Rep. John Curtis (R-Utah), who chairs the Conservative Climate Caucus that launched in 2021 with Graves as a founding member, credits his colleague’s “ability to explain these concepts in a way that helps Republicans get their climate feet underneath them.”

Graves is elated to see others in the party parrot his language on clean energy, including McCarthy: “I love the fact that the Republican mainstream is now talking about lowering emissions.”

Democrats who’ve worked with him, though, say he’s doing little but paying lip service to the threat of climate change by not using his sway to advance GOP policy solutions.

One who worked closely with him on the now-disbanded climate committee said that Graves isn’t interested in alienating an oil and gas industry still dominant in his coastal district, which is also vulnerable to sea-level rise from climate change.

“When no cameras are on, I love Garret. When cameras are on, he does what he needs to do. But he’s a good human being and someone I get a beer with,” said Rep. Sean Casten (D-Ill.).

Rep. Kathy Castor (D-Fla.), who led the climate panel which McCarthy disbanded this year, said Graves under-delivered there.
“He is a fierce defender of the oil and gas industry — he makes no bones about it,” she observed.

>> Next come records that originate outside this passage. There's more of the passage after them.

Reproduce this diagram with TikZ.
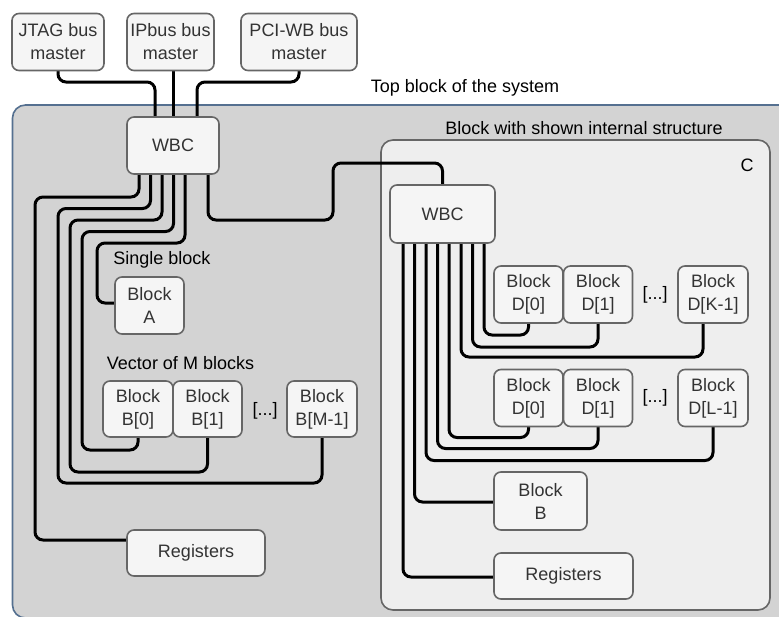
\documentclass[tikz,border=0pt]{standalone}
\usepackage{fontspec}
\setmainfont{Liberation Sans}
\usetikzlibrary{calc}
\definecolor{boxfill}{HTML}{F5F5F5}
\definecolor{boxline}{HTML}{666666}
\definecolor{boxtext}{HTML}{333333}
\definecolor{topfill}{HTML}{D3D3D3}
\definecolor{topline}{HTML}{557090}
\definecolor{cfill}{HTML}{EEEEEE}
\pgfdeclarelayer{bgzero}
\pgfdeclarelayer{bgone}
\pgfsetlayers{bgzero,bgone,main}
\tikzset{
  blk/.style={draw=boxline, fill=boxfill, line width=1.6pt, rounded corners=7pt,
    inner sep=0pt, outer sep=0pt, align=center, text=boxtext,
    font=\fontsize{18}{23}\selectfont},
  lbl/.style={inner sep=0pt, font=\fontsize{18}{22}\selectfont, text=black},
  bus/.style={line width=3pt, rounded corners=8pt, draw=black},
}
\begin{document}
\begin{tikzpicture}[x=1pt,y=-1pt]
\useasboundingbox (0,0) rectangle (779,616);
% containers
\begin{pgfonlayer}{bgzero}
\draw[topline, fill=topfill, line width=1.6pt, rounded corners=13pt] (12.5,105) rectangle (800,618);
\draw[boxline, fill=cfill, line width=1.6pt, rounded corners=12pt] (381,140) rectangle (770,610);
\end{pgfonlayer}
\node[lbl] (ttop) at (465,88) {Top block of the system};
\node[lbl] (tcin) at (584,128) {Block with shown internal structure};
\node[lbl] (tc) at (747,165) {C};
\node[lbl] (tsingle) at (162,260) {Single block};
\node[lbl] (tvec) at (180.5,363) {Vector of M blocks};
% masters
\node[blk, minimum width=92pt, minimum height=57pt] (jtag) at (58,42) {JTAG bus\\master};
\node[blk, minimum width=87pt, minimum height=57pt] (ipbus) at (170.5,42) {IPbus bus\\master};
\node[blk, minimum width=116pt, minimum height=57pt] (pci) at (299,42) {PCI-WB bus\\master};
% top-level
\node[blk, minimum width=92pt, minimum height=57pt] (wbc) at (173,145.5) {WBC};
\node[blk, minimum width=69pt, minimum height=57pt] (blkA) at (149.5,305.5) {Block\\A};
\node[blk, minimum width=70pt, minimum height=56pt] (b0) at (138,409) {Block\\B[0]};
\node[blk, minimum width=69pt, minimum height=56pt] (b1) at (207.5,409) {Block\\B[1]};
\node[lbl] (dotsB) at (265,411) {[...]};
\node[blk, minimum width=70pt, minimum height=56pt] (bM) at (322,409) {Block\\B[M-1]};
\node[blk, minimum width=138pt, minimum height=46pt] (regO) at (196,553) {Registers};
% inner C
\node[blk, minimum width=105pt, minimum height=58pt] (iwbc) at (442.5,214) {WBC};
\node[blk, minimum width=69pt, minimum height=57pt] (d0a) at (528.5,294.5) {Block\\D[0]};
\node[blk, minimum width=69pt, minimum height=57pt] (d1a) at (598,294.5) {Block\\D[1]};
\node[lbl] (dotsK) at (655,295) {[...]};
\node[blk, minimum width=70pt, minimum height=57pt] (dK) at (713,294.5) {Block\\D[K-1]};
\node[blk, minimum width=69pt, minimum height=57pt] (d0b) at (528.5,398) {Block\\D[0]};
\node[blk, minimum width=69pt, minimum height=57pt] (d1b) at (598,398) {Block\\D[1]};
\node[lbl] (dotsL) at (655,398) {[...]};
\node[blk, minimum width=70pt, minimum height=57pt] (dL) at (713,398) {Block\\D[L-1]};
\node[blk, minimum width=93pt, minimum height=58pt] (iB) at (540.5,501) {Block\\B};
\node[blk, minimum width=139pt, minimum height=46pt] (iR) at (563.5,576) {Registers};
% connectors
\begin{pgfonlayer}{bgone}
\draw[bus] (jtag.south) |- (155,82) -- ($(wbc.north)+(-18,0)$);
\draw[bus] (wbc.north |- ipbus.south) -- (wbc.north);
\draw[bus] (pci.south) |- (197,82) -- ($(wbc.north)+(24,0)$);
\draw[bus] ($(wbc.south)+(-34,0)$) |- (35,197) |- ([yshift=13pt]regO.west);
\draw[bus] ($(wbc.south)+(-22.5,0)$) |- (58,208.5) |- ($(bM.south)+(0,46)$) -- (bM.south);
\draw[bus] ($(wbc.south)+(-11,0)$) |- (70,220) |- ($(b1.south)+(0,35)$) -- (b1.south);
\draw[bus] ($(wbc.south)+(0.5,0)$) |- (82,231.5) |- ($(b0.south)+(0,13)$) -- (b0.south);
\draw[bus] ($(wbc.south)+(12,0)$) |- (97,243) |- ([yshift=2.5pt]blkA.west);
\draw[bus] ($(wbc.south)+(35,0)$) |- (333,220) |- (442.5,163) -- (iwbc.north);
\draw[bus] ($(iwbc.south)+(41.5,0)$) |- ($(d0a.south)+(0,12)$) -- (d0a.south);
\draw[bus] ($(iwbc.south)+(30,0)$) |- ($(d1a.south)+(0,24)$) -- (d1a.south);
\draw[bus] ($(iwbc.south)+(18.5,0)$) |- ($(dK.south)+(-10,34)$) -- ($(dK.south)+(-10,0)$);
\draw[bus] ($(iwbc.south)+(6.5,0)$) |- ($(d0b.south)+(0,11)$) -- (d0b.south);
\draw[bus] ($(iwbc.south)+(-5,0)$) |- ($(d1b.south)+(0,22)$) -- (d1b.south);
\draw[bus] ($(iwbc.south)+(-16.5,0)$) |- ($(dL.south)+(0,34)$) -- (dL.south);
\draw[bus] ($(iwbc.south)+(-28,0)$) |- ([yshift=-1pt]iB.west);
\draw[bus] ($(iwbc.south)+(-39.5,0)$) |- ([yshift=-1pt]iR.west);
\end{pgfonlayer}
\end{tikzpicture}
\end{document}
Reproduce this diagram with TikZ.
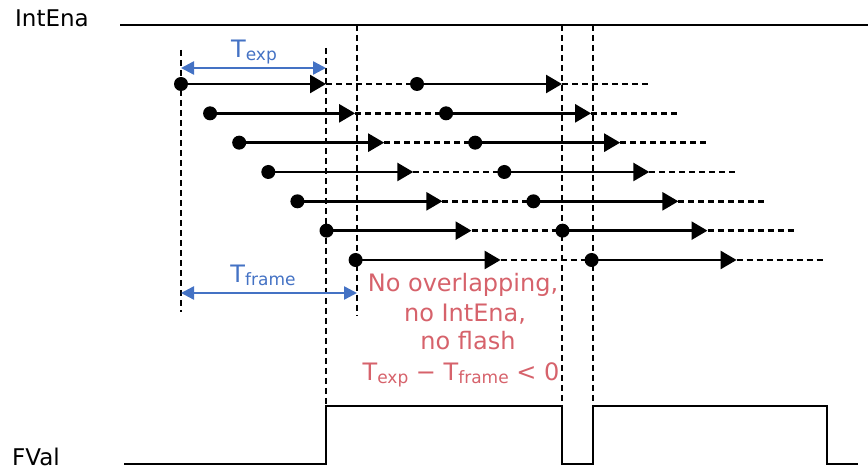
\documentclass[tikz,border=0pt]{standalone}
\usepackage{fontspec}
\setmainfont{DejaVu Sans}
\usetikzlibrary{arrows.meta}
\definecolor{tblue}{RGB}{68,114,196}
\definecolor{tred}{RGB}{214,98,107}
\newcommand\tsub[1]{\raisebox{-3pt}{\fontsize{17}{18}\selectfont #1}}
\begin{document}
\begin{tikzpicture}[x=1pt,y=-1pt,
  sig/.style={line width=2.6pt, line join=miter},
  vdash/.style={line width=2pt, dash pattern=on 6pt off 4pt},
  solarrow/.style={line width=2.6pt, -{Triangle[length=16pt,width=18pt]}},
  dashseg/.style={line width=2.4pt, dash pattern=on 6pt off 4pt},
  dotnode/.style={circle, fill=black, inner sep=0pt, minimum size=14pt},
  meas/.style={tblue, line width=2.4pt, {Triangle[length=13pt,width=13pt]}-{Triangle[length=13pt,width=13pt]}},
  lbl/.style={font=\fontsize{23}{27}\selectfont, anchor=base west, inner sep=0pt},
  tlbl/.style={tblue, font=\fontsize{24}{28}\selectfont, anchor=base, inner sep=0pt},
  note/.style={tred, font=\fontsize{24}{28}\selectfont, anchor=base, inner sep=0pt}
]
\useasboundingbox (0,0) rectangle (868,470);
% labels
\node[lbl] (intena) at (15,27) {IntEna};
\node[lbl] (fval) at (12,465) {FVal};
% IntEna line
\coordinate (i0) at (120,25);
\coordinate (i1) at (868,25);
\draw[sig] (i0) -- (i1);
% FVal waveform
\coordinate (f0) at (124,464);
\coordinate (f1) at (326,464);
\coordinate (f2) at (326,406);
\coordinate (f3) at (562,406);
\coordinate (f4) at (562,464);
\coordinate (f5) at (593,464);
\coordinate (f6) at (593,406);
\coordinate (f7) at (827,406);
\coordinate (f8) at (827,464);
\coordinate (f9) at (858,464);
\draw[sig] (f0) -- (f1) -- (f2) -- (f3) -- (f4) -- (f5) -- (f6) -- (f7) -- (f8) -- (f9);
% vertical dashed lines
\coordinate (v1t) at (181,50);  \coordinate (v1b) at (181,312);
\coordinate (v2t) at (326,48);
\coordinate (v3t) at (357,25);  \coordinate (v3b) at (357,316);
\coordinate (v4t) at (562,25);
\coordinate (v5t) at (593,25);
\draw[vdash] (v1t) -- (v1b);
\draw[vdash] (v2t) -- (f2);
\draw[vdash] (v3t) -- (v3b);
\draw[vdash] (v4t) -- (f3);
\draw[vdash] (v5t) -- (f6);
% exposure rows
\foreach \i in {0,...,6} {
  \pgfmathsetmacro{\s}{181+29.1*\i}
  \pgfmathsetmacro{\y}{84+29.33*\i}
  \node[dotnode] (a\i) at (\s,\y) {};
  \coordinate (b\i) at (\s+145,\y);
  \node[dotnode] (c\i) at (\s+236,\y) {};
  \coordinate (d\i) at (\s+381,\y);
  \coordinate (e\i) at (\s+468,\y);
  \draw[solarrow] (a\i.center) -- (b\i);
  \draw[dashseg] (b\i) -- (c\i.center);
  \draw[solarrow] (c\i.center) -- (d\i);
  \draw[dashseg] (d\i) -- (e\i);
}
% measurements
\coordinate (m1a) at (181,68); \coordinate (m1b) at (326,68);
\draw[meas] (m1a) -- (m1b);
\node[tlbl] (texp) at (254,58) {T\tsub{exp}};
\coordinate (m2a) at (181,293); \coordinate (m2b) at (357,293);
\draw[meas] (m2a) -- (m2b);
\node[tlbl] (tframe) at (263,283) {T\tsub{frame}};
% note
\node[note] (n1) at (463,292) {No overlapping,};
\node[note] (n2) at (465,322) {no IntEna,};
\node[note] (n3) at (468,350) {no flash};
\node[note] (n4) at (461,381) {T\tsub{exp} − T\tsub{frame} < 0};
\end{tikzpicture}
\end{document}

Graves dismissed those Democratic criticisms of him and the GOP’s energy bill, which was written to ease production and export of oil and gas, but also to streamline permitting reviews that affect electric vehicles and renewable energy supplies.

And he did so with characteristic bluntness, calling Democrats’ arguments “complete bullshit.”

“Those people that have the bulls-eye on oil and gas, those people haven’t run companies and thought through how you do this. Does that mean we do away with wind, solar, and geothermal? Hell no. We need absolutely everything,” Graves said.

Rep. Garret Graves is ubiquitous in House GOP leadership, from the energy debate to the speakership race. He’s not going anywhere … yet.